== TASK TO CARRY OUT ==
Without the pictures, output the lines of the material from the very first through the one that holds "Sans Narrow, DejaVu".

[Records with drawing code]

+-------+

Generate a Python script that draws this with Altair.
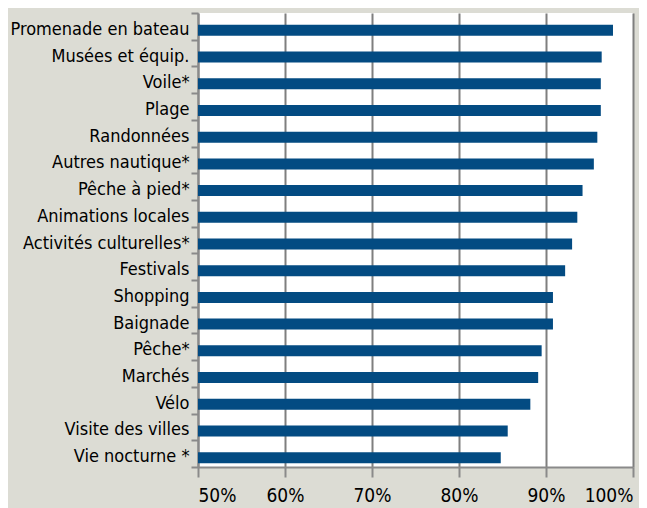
import altair as alt
import pandas as pd

categories = [
    "Promenade en bateau", "Musées et équip.", "Voile*", "Plage", "Randonnées",
    "Autres nautique*", "Pêche à pied*", "Animations locales", "Activités culturelles*",
    "Festivals", "Shopping", "Baignade", "Pêche*", "Marchés", "Vélo",
    "Visite des villes", "Vie nocturne *",
]
values = [97.7, 96.4, 96.3, 96.3, 95.9, 95.5, 94.2, 93.6, 93.0, 92.2, 90.8, 90.8,
          89.5, 89.1, 88.2, 85.6, 84.8]
x_ticks = [50, 60, 70, 80, 90, 100]

df = pd.DataFrame({"cat": categories, "val": values})

FONT = "Liberation Sans Narrow, DejaVu Sans Condensed, Roboto, sans-serif"

bars = alt.Chart(df).mark_bar(size=11, color="#034b82", yOffset=4).encode(
    x=alt.X("val:Q",
            scale=alt.Scale(domain=[50, 100], zero=False, nice=False, clamp=True),
            axis=alt.Axis(values=x_ticks, labelExpr="datum.value + '%'", title=None,
                          grid=True, gridColor="#7f7f7f", gridWidth=2,
                          domainColor="#8a8a8a", domainWidth=2,
                          tickColor="#8a8a8a", tickWidth=2, tickSize=10,
                          labelFont=FONT, labelFontSize=19, labelColor="#000000",
                          labelPadding=9)),
    y=alt.Y("cat:N", sort=categories,
            scale=alt.Scale(paddingInner=0, paddingOuter=0),
            axis=alt.Axis(title=None, tickBand="extent",
                          domainColor="#8a8a8a", domainWidth=2,
                          tickColor="#8a8a8a", tickWidth=2, tickSize=7,
                          labelFont=FONT, labelFontSize=18, labelColor="#000000",
                          labelPadding=2, labelOffset=3, labelLimit=300)),
)

chart = bars.properties(
    width=435, height=454,
    background="#dcdcd4",
    padding={"left": 190, "top": 5, "right": 6, "bottom": 41},
    autosize=alt.AutoSizeParams(type="none"),
).configure_view(fill="white", stroke=None)

chart.save("out.html", embed_options={"renderer": "svg", "actions": False})
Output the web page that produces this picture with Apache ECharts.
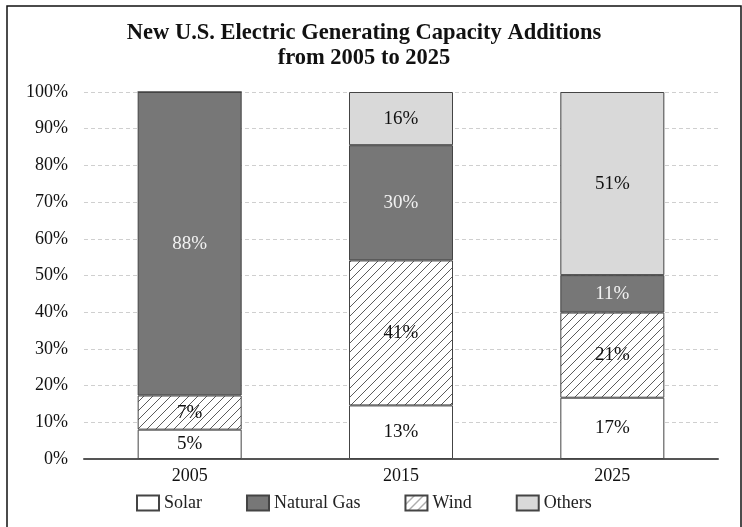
<!DOCTYPE html>
<html>
<head>
<meta charset="utf-8">
<script src="https://cdn.jsdelivr.net/npm/echarts@6/dist/echarts.min.js"></script>
<style>html,body{margin:0;padding:0;background:#fff;}#c{width:742px;height:527px;}</style>
</head>
<body>
<div id="c"></div>
<script>
var categories = ['2005', '2015', '2025'];
var yTicks = [0, 10, 20, 30, 40, 50, 60, 70, 80, 90, 100];
// segment heights as drawn (percent of bar)
var solar  = [8.0, 14.6, 16.7];
var wind   = [9.3, 39.5, 23.2];
var gas    = [82.7, 31.4, 10.2];
var others = [0, 14.5, 49.9];
// printed labels
var solarLabels  = ['5%', '13%', '17%'];
var windLabels   = ['7%', '41%', '21%'];
var gasLabels    = ['88%', '30%', '11%'];
var othersLabels = ['', '16%', '51%'];

var FONT = '"Liberation Serif", "Times New Roman", serif';

function hatch() {
  var s = 9;
  var cv = document.createElement('canvas');
  cv.width = s; cv.height = s;
  var g = cv.getContext('2d');
  g.fillStyle = '#ffffff';
  g.fillRect(0, 0, s, s);
  g.strokeStyle = '#4a4a4a';
  g.lineWidth = 0.9;
  g.beginPath();
  g.moveTo(-1, s + 1); g.lineTo(s + 1, -1);
  g.moveTo(-1, 1); g.lineTo(1, -1);
  g.moveTo(s - 1, s + 1); g.lineTo(s + 1, s - 1);
  g.stroke();
  return cv;
}

function mk(name, data, labels, fill, labelColor) {
  return {
    name: name,
    type: 'bar',
    stack: 'total',
    barWidth: 104,
    data: data,
    itemStyle: { color: fill, borderColor: '#444', borderWidth: 1 },
    label: {
      show: true,
      position: 'inside',
      fontFamily: FONT,
      fontSize: 19,
      color: labelColor,
      formatter: function (p) { return labels[p.dataIndex]; }
    },
    emphasis: { disabled: true }
  };
}

var chart = echarts.init(document.getElementById('c'), null, { renderer: 'canvas' });
chart.setOption({
  animation: false,
  backgroundColor: '#fff',
  title: {
    text: 'New U.S. Electric Generating Capacity Additions\nfrom 2005 to 2025',
    left: 359,
    top: 16,
    textAlign: 'center',
    textStyle: { fontFamily: FONT, fontWeight: 'bold', fontSize: 22.5, lineHeight: 25, color: '#111' }
  },
  legend: {
    data: ['Solar', 'Natural Gas', 'Wind', 'Others'],
    left: 131,
    top: 489,
    icon: 'rect',
    itemWidth: 22,
    itemHeight: 15,
    itemGap: 44,
    textStyle: { fontFamily: FONT, fontSize: 18, color: '#222' }
  },
  grid: { left: 84, right: 24, top: 92, bottom: 68 },
  xAxis: {
    type: 'category',
    data: categories,
    axisTick: { show: false },
    axisLine: { lineStyle: { color: '#555', width: 2 } },
    axisLabel: { fontFamily: FONT, fontSize: 18, color: '#111', margin: 8 }
  },
  yAxis: {
    type: 'value',
    min: yTicks[0],
    max: yTicks[yTicks.length - 1],
    interval: yTicks[1] - yTicks[0],
    axisLine: { show: false },
    axisTick: { show: false },
    axisLabel: { fontFamily: FONT, fontSize: 18, color: '#111', margin: 16, formatter: '{value}%' },
    splitLine: { lineStyle: { color: '#cfcfcf', type: [4, 3], width: 1 } }
  },
  graphic: [{
    type: 'rect',
    shape: { x: 7, y: 6, width: 734, height: 540 },
    style: { fill: 'none', stroke: '#111', lineWidth: 1.5 },
    silent: true
  }],
  series: [
    mk('Solar', solar, solarLabels, '#ffffff', '#111'),
    mk('Wind', wind, windLabels, { image: hatch(), repeat: 'repeat' }, '#111'),
    mk('Natural Gas', gas, gasLabels, '#777777', '#f2f2f2'),
    mk('Others', others, othersLabels, '#d9d9d9', '#111')
  ]
});
</script>
</body>
</html>
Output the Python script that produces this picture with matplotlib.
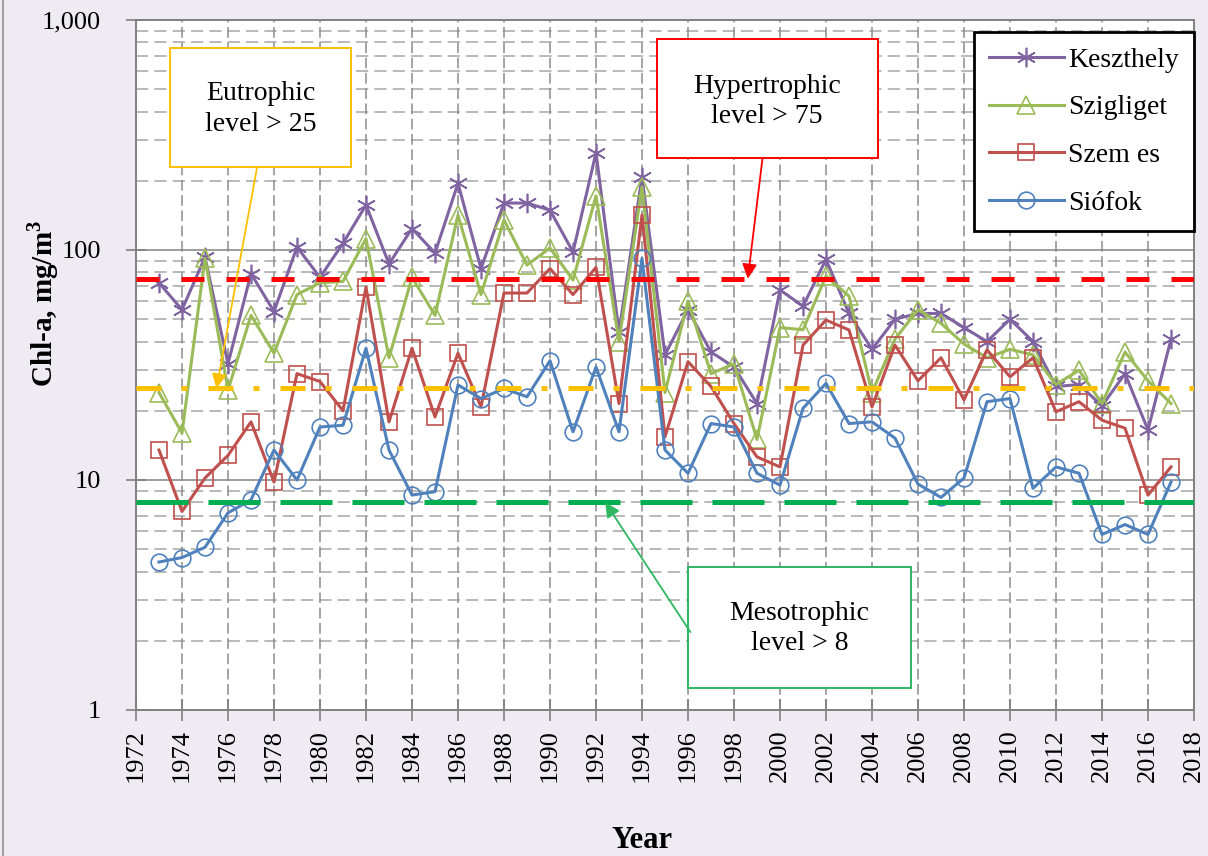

+-------+

== EXPECTED ANSWER ==
Generate a Python script that draws this with Altair.
import altair as alt
import pandas as pd

categories = [
    "Promenade en bateau", "Musées et équip.", "Voile*", "Plage", "Randonnées",
    "Autres nautique*", "Pêche à pied*", "Animations locales", "Activités culturelles*",
    "Festivals", "Shopping", "Baignade", "Pêche*", "Marchés", "Vélo",
    "Visite des villes", "Vie nocturne *",
]
values = [97.7, 96.4, 96.3, 96.3, 95.9, 95.5, 94.2, 93.6, 93.0, 92.2, 90.8, 90.8,
          89.5, 89.1, 88.2, 85.6, 84.8]
x_ticks = [50, 60, 70, 80, 90, 100]

df = pd.DataFrame({"cat": categories, "val": values})

FONT = "Liberation Sans Narrow, DejaVu Sans Condensed, Roboto, sans-serif"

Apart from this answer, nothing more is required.